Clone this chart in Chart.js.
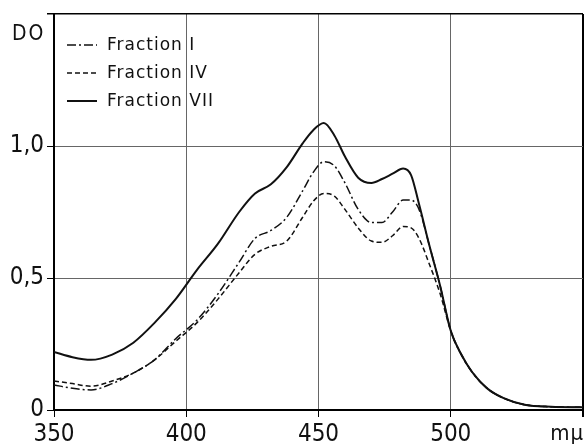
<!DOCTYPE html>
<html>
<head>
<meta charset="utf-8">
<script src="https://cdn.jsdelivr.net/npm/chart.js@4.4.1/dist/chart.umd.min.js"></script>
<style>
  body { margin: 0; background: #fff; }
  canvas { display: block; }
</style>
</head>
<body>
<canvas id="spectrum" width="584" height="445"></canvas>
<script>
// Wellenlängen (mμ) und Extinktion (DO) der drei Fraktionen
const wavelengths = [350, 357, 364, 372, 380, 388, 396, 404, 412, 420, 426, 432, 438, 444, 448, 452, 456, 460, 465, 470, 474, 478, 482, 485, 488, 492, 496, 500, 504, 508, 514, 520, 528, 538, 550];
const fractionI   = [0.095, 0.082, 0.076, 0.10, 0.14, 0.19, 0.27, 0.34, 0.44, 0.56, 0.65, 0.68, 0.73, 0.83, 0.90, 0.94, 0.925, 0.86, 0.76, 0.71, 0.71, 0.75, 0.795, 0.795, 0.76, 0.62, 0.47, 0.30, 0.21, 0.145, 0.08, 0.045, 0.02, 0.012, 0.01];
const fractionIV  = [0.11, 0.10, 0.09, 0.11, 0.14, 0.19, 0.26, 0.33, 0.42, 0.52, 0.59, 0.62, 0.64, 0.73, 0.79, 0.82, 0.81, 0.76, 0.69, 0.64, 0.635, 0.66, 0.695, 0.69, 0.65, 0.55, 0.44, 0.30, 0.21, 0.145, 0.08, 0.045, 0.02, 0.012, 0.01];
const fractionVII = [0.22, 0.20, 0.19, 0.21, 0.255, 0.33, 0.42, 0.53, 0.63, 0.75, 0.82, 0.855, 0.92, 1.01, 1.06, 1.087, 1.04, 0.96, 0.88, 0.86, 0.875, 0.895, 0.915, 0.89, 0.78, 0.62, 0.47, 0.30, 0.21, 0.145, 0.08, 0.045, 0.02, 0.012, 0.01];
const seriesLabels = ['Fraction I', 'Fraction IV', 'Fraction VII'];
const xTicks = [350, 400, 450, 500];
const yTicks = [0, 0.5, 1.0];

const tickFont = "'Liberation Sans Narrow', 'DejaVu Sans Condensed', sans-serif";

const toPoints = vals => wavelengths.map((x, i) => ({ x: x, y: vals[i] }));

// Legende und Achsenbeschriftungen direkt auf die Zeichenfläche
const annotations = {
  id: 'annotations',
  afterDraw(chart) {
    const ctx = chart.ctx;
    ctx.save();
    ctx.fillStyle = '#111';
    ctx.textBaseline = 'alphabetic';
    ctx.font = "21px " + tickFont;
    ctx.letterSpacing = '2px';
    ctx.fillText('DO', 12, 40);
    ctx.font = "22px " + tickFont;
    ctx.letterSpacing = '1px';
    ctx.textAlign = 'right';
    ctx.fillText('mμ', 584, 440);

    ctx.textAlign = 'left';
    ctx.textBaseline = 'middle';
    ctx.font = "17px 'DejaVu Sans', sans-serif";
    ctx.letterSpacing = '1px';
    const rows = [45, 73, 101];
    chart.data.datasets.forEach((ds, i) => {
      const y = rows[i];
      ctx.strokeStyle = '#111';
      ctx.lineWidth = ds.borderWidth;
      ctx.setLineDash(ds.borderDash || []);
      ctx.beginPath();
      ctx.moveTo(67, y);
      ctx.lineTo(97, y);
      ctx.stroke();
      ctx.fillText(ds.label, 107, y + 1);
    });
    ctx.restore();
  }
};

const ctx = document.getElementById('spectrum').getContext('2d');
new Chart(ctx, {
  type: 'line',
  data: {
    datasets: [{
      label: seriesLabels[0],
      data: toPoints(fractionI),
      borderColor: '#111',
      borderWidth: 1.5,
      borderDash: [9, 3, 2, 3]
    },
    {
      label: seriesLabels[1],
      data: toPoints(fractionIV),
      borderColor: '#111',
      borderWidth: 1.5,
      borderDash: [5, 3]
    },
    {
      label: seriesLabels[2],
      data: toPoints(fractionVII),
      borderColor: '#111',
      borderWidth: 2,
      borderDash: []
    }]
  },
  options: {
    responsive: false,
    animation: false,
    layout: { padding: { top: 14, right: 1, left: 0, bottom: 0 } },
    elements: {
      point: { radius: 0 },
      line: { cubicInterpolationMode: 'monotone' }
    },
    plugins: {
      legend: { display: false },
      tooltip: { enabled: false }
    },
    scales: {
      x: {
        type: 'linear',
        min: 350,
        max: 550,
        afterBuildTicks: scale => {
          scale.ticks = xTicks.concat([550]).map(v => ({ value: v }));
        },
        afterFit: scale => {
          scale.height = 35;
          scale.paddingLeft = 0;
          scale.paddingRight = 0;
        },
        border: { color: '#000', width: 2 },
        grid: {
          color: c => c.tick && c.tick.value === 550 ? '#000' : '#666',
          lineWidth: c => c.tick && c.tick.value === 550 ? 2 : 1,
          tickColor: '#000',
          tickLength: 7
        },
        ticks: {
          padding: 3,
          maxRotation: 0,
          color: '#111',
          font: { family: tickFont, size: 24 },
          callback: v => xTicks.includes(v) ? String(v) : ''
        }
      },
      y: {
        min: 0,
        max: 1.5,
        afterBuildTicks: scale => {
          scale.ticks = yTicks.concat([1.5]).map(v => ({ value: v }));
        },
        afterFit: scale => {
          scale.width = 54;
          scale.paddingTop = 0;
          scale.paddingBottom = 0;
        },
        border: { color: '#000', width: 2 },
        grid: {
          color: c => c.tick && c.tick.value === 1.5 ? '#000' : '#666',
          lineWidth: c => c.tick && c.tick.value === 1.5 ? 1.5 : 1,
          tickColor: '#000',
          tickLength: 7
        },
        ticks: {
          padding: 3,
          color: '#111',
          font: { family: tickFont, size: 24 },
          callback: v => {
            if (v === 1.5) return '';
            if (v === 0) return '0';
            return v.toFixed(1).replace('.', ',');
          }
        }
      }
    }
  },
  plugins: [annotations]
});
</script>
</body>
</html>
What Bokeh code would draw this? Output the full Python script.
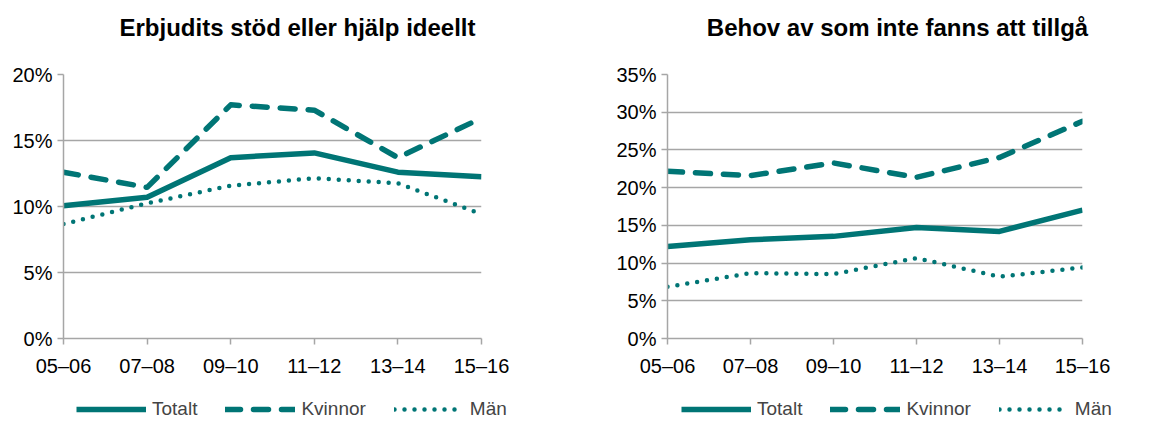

===

_Exercise:_
Quote every line word for word and keep the images out of the copy.

_Problem solution:_
Clone this chart in Chart.js.
<!DOCTYPE html>
<html>
<head>
<meta charset="utf-8">
<script src="https://cdn.jsdelivr.net/npm/chart.js@4.4.1/dist/chart.umd.min.js"></script>
<style>
  body { margin: 0; background: #fff; }
  canvas { display: block; }
</style>
</head>
<body>
<canvas id="spectrum" width="584" height="445"></canvas>
<script>
// Wellenlängen (mμ) und Extinktion (DO) der drei Fraktionen
const wavelengths = [350, 357, 364, 372, 380, 388, 396, 404, 412, 420, 426, 432, 438, 444, 448, 452, 456, 460, 465, 470, 474, 478, 482, 485, 488, 492, 496, 500, 504, 508, 514, 520, 528, 538, 550];
const fractionI   = [0.095, 0.082, 0.076, 0.10, 0.14, 0.19, 0.27, 0.34, 0.44, 0.56, 0.65, 0.68, 0.73, 0.83, 0.90, 0.94, 0.925, 0.86, 0.76, 0.71, 0.71, 0.75, 0.795, 0.795, 0.76, 0.62, 0.47, 0.30, 0.21, 0.145, 0.08, 0.045, 0.02, 0.012, 0.01];
const fractionIV  = [0.11, 0.10, 0.09, 0.11, 0.14, 0.19, 0.26, 0.33, 0.42, 0.52, 0.59, 0.62, 0.64, 0.73, 0.79, 0.82, 0.81, 0.76, 0.69, 0.64, 0.635, 0.66, 0.695, 0.69, 0.65, 0.55, 0.44, 0.30, 0.21, 0.145, 0.08, 0.045, 0.02, 0.012, 0.01];
const fractionVII = [0.22, 0.20, 0.19, 0.21, 0.255, 0.33, 0.42, 0.53, 0.63, 0.75, 0.82, 0.855, 0.92, 1.01, 1.06, 1.087, 1.04, 0.96, 0.88, 0.86, 0.875, 0.895, 0.915, 0.89, 0.78, 0.62, 0.47, 0.30, 0.21, 0.145, 0.08, 0.045, 0.02, 0.012, 0.01];
const seriesLabels = ['Fraction I', 'Fraction IV', 'Fraction VII'];
const xTicks = [350, 400, 450, 500];
const yTicks = [0, 0.5, 1.0];

const tickFont = "'Liberation Sans Narrow', 'DejaVu Sans Condensed', sans-serif";

const toPoints = vals => wavelengths.map((x, i) => ({ x: x, y: vals[i] }));

// Legende und Achsenbeschriftungen direkt auf die Zeichenfläche
const annotations = {
  id: 'annotations',
  afterDraw(chart) {
    const ctx = chart.ctx;
    ctx.save();
    ctx.fillStyle = '#111';
    ctx.textBaseline = 'alphabetic';
    ctx.font = "21px " + tickFont;
    ctx.letterSpacing = '2px';
    ctx.fillText('DO', 12, 40);
    ctx.font = "22px " + tickFont;
    ctx.letterSpacing = '1px';
    ctx.textAlign = 'right';
    ctx.fillText('mμ', 584, 440);

    ctx.textAlign = 'left';
    ctx.textBaseline = 'middle';
    ctx.font = "17px 'DejaVu Sans', sans-serif";
    ctx.letterSpacing = '1px';
    const rows = [45, 73, 101];
    chart.data.datasets.forEach((ds, i) => {
      const y = rows[i];
      ctx.strokeStyle = '#111';
      ctx.lineWidth = ds.borderWidth;
      ctx.setLineDash(ds.borderDash || []);
      ctx.beginPath();
      ctx.moveTo(67, y);
      ctx.lineTo(97, y);
      ctx.stroke();
      ctx.fillText(ds.label, 107, y + 1);
    });
    ctx.restore();
  }
};

const ctx = document.getElementById('spectrum').getContext('2d');
new Chart(ctx, {
  type: 'line',
  data: {
    datasets: [{
      label: seriesLabels[0],
      data: toPoints(fractionI),
      borderColor: '#111',
      borderWidth: 1.5,
      borderDash: [9, 3, 2, 3]
    },
    {
      label: seriesLabels[1],
      data: toPoints(fractionIV),
      borderColor: '#111',
      borderWidth: 1.5,
      borderDash: [5, 3]
    },
    {
      label: seriesLabels[2],
      data: toPoints(fractionVII),
      borderColor: '#111',
      borderWidth: 2,
      borderDash: []
    }]
  },
  options: {
    responsive: false,
    animation: false,
    layout: { padding: { top: 14, right: 1, left: 0, bottom: 0 } },
    elements: {
      point: { radius: 0 },
      line: { cubicInterpolationMode: 'monotone' }
    },
    plugins: {
      legend: { display: false },
      tooltip: { enabled: false }
    },
    scales: {
      x: {
        type: 'linear',
        min: 350,
        max: 550,
        afterBuildTicks: scale => {
          scale.ticks = xTicks.concat([550]).map(v => ({ value: v }));
        },
        afterFit: scale => {
          scale.height = 35;
          scale.paddingLeft = 0;
          scale.paddingRight = 0;
        },
        border: { color: '#000', width: 2 },
        grid: {
          color: c => c.tick && c.tick.value === 550 ? '#000' : '#666',
          lineWidth: c => c.tick && c.tick.value === 550 ? 2 : 1,
          tickColor: '#000',
          tickLength: 7
        },
        ticks: {
          padding: 3,
          maxRotation: 0,
          color: '#111',
          font: { family: tickFont, size: 24 },
          callback: v => xTicks.includes(v) ? String(v) : ''
        }
      },
      y: {
        min: 0,
        max: 1.5,
        afterBuildTicks: scale => {
          scale.ticks = yTicks.concat([1.5]).map(v => ({ value: v }));
        },
        afterFit: scale => {
          scale.width = 54;
          scale.paddingTop = 0;
          scale.paddingBottom = 0;
        },
        border: { color: '#000', width: 2 },
        grid: {
          color: c => c.tick && c.tick.value === 1.5 ? '#000' : '#666',
          lineWidth: c => c.tick && c.tick.value === 1.5 ? 1.5 : 1,
          tickColor: '#000',
          tickLength: 7
        },
        ticks: {
          padding: 3,
          color: '#111',
          font: { family: tickFont, size: 24 },
          callback: v => {
            if (v === 1.5) return '';
            if (v === 0) return '0';
            return v.toFixed(1).replace('.', ',');
          }
        }
      }
    }
  },
  plugins: [annotations]
});
</script>
</body>
</html>
What Bokeh code would draw this? Output the full Python script.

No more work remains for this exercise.